Follow the command links to learn how to set the parameters and see examples.

  1. Create a new hive migration:

    hive migration add

    Apply the --auto-start parameter if you would like the migration to start right away.

  2. If you don't have auto-start enabled, manually start the migration:

    hive migration start

Manage metadata migrations

Command Action
hive migration delete Delete a hive migration
hive migration list List all hive migrations
hive migration pause Pause a hive migration or a list of hive migrations
hive migration pause --all Pause all hive migrations
hive migration resume Resume a hive migration or a list of hive migrations
hive migration resume --all Resume all hive migrations
hive migration show Display information about a hive migration
hive migration start Start a hive migration or a list of hive migrations
hive migration start --all Start all hive migrations
hive migration status Show the status of a hive migration or a list of hive migrations
hive migration status --all Show the status of all hive migrations
hive migration stop Stop a hive migration or a list of hive migrations
hive migration stop --all Stop all hive migrations

Add pending regions

LiveData Migrator uses pending regions to keep your directories up to date if they change during data migrations.
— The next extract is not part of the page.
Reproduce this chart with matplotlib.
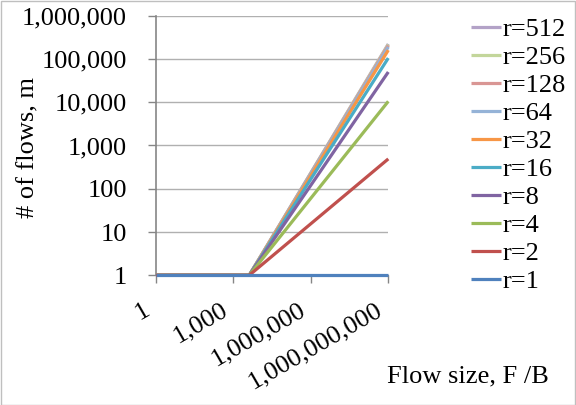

If directories are updated while being migrated, the changed paths on the source filesystem are tracked by the migration so they can be re-scanned for updates when the migration finishes.

LiveData Migrator collects pending regions automatically during a migration, but you can manually add them if you want the directories to be re-scanned after further updates. You can also re-run the entire migration by making the root directory the pending region.

migration pending-region add

Bandwidth management

Limit the total amount of bandwidth LiveData Migrator can use by using the bandwidth policy command. Once defined, the bandwidth limit will apply immediately to all migrations (new and ongoing).

Only one bandwidth policy can be active at a time. The default policy is unlimited bandwidth.

Command Action
bandwidth policy del Delete a bandwidth policy
bandwidth policy set Define the bandwidth policy
bandwidth policy show Get details for the current bandwidth policy

License management

Upload a new license or show details of your current license with these commands.

See the How to upgrade your license page for information on how to purchase a license key.

Command Action
license show Show details of your active license
license upload Upload a new license file

Built-in commands

The built-in commands are always available in a LiveData Migrator command line interactive session. They are unrelated to migration resources and operation (other than exit/quit), but help you to interact with LiveData Migrator and automate processing through scripts for the action prompt.

See the Built-In Commands section in Command Reference for further details of the available commands.